===== DATA SEGMENT =====
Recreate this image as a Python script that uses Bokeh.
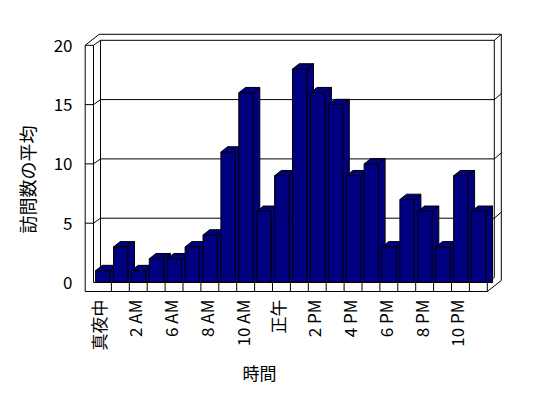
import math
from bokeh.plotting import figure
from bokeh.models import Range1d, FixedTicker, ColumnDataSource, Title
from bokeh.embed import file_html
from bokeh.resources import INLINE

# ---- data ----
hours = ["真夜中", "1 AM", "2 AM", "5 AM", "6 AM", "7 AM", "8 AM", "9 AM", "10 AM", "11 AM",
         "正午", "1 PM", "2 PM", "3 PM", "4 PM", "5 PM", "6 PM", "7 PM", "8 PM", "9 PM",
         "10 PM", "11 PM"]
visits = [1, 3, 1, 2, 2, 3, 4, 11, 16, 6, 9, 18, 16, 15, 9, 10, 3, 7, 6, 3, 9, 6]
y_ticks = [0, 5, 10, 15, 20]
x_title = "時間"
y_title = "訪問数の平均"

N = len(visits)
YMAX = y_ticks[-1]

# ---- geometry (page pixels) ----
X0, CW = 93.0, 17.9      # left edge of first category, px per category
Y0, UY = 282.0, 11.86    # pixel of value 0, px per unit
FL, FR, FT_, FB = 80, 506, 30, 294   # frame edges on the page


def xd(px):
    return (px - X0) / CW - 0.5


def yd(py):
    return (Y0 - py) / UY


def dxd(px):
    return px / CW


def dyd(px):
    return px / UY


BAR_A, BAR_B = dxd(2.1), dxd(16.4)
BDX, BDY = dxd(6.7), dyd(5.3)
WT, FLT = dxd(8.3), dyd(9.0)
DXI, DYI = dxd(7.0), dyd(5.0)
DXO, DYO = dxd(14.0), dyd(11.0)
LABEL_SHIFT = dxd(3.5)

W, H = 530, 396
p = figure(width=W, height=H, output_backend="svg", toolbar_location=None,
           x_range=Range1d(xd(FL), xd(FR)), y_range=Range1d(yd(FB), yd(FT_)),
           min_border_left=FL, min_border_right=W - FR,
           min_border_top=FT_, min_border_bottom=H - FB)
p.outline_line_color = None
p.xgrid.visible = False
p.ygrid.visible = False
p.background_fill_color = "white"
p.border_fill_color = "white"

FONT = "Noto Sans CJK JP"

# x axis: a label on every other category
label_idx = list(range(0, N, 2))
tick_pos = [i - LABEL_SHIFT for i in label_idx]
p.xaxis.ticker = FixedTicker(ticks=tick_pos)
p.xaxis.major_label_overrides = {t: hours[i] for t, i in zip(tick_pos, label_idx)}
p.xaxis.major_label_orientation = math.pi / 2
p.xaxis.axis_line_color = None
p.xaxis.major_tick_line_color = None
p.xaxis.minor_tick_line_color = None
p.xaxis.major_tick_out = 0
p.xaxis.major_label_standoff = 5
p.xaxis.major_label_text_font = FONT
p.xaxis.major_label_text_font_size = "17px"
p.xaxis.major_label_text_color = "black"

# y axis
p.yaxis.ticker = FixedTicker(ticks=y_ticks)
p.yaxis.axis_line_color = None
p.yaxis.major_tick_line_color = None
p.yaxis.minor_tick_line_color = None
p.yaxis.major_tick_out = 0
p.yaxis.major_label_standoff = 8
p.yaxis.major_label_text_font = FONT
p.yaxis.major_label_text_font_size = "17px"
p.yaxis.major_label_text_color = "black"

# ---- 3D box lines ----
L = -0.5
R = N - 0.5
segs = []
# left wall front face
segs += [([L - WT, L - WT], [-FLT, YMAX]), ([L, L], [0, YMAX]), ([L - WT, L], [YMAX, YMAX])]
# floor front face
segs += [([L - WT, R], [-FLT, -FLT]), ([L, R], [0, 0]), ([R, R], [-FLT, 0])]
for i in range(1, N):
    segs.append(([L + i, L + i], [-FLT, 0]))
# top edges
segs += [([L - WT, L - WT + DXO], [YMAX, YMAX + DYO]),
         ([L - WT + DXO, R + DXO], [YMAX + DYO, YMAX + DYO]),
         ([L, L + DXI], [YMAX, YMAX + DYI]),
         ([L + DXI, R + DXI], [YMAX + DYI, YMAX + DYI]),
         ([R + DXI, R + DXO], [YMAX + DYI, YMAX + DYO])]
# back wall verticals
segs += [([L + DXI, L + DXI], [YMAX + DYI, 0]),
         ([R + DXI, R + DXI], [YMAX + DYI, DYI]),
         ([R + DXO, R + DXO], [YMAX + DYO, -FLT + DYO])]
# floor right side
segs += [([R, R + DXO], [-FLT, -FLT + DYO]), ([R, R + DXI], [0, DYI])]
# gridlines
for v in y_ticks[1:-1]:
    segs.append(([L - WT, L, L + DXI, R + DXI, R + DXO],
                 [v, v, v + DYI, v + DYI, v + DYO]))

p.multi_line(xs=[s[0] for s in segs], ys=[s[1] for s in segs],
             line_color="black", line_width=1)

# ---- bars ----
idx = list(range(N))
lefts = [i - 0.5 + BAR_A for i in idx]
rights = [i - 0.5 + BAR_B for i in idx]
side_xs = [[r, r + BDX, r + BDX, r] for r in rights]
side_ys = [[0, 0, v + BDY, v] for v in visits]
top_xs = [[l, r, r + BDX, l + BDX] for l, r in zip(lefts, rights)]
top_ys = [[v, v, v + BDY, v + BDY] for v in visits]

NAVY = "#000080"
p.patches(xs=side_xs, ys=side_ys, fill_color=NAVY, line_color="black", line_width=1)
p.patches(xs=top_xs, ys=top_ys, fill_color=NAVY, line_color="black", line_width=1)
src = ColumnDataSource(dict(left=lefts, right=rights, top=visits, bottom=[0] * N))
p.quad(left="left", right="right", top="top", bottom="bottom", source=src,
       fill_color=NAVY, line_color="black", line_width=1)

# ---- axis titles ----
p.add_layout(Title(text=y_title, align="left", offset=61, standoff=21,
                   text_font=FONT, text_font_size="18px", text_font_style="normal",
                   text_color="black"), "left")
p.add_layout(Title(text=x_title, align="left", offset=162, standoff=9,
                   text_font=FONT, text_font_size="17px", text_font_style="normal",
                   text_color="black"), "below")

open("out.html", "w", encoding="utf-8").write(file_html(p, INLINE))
=====
▸ SHORT EXERCISE
Every line from the top of the material above through the line with "YMAX = y_ticks[-1]" should be duplicated exactly, please; leave out the pictures.

▸ RESPONSE
Recreate this image as a Python script that uses Bokeh.
import math
from bokeh.plotting import figure
from bokeh.models import Range1d, FixedTicker, ColumnDataSource, Title
from bokeh.embed import file_html
from bokeh.resources import INLINE

# ---- data ----
hours = ["真夜中", "1 AM", "2 AM", "5 AM", "6 AM", "7 AM", "8 AM", "9 AM", "10 AM", "11 AM",
         "正午", "1 PM", "2 PM", "3 PM", "4 PM", "5 PM", "6 PM", "7 PM", "8 PM", "9 PM",
         "10 PM", "11 PM"]
visits = [1, 3, 1, 2, 2, 3, 4, 11, 16, 6, 9, 18, 16, 15, 9, 10, 3, 7, 6, 3, 9, 6]
y_ticks = [0, 5, 10, 15, 20]
x_title = "時間"
y_title = "訪問数の平均"

N = len(visits)
YMAX = y_ticks[-1]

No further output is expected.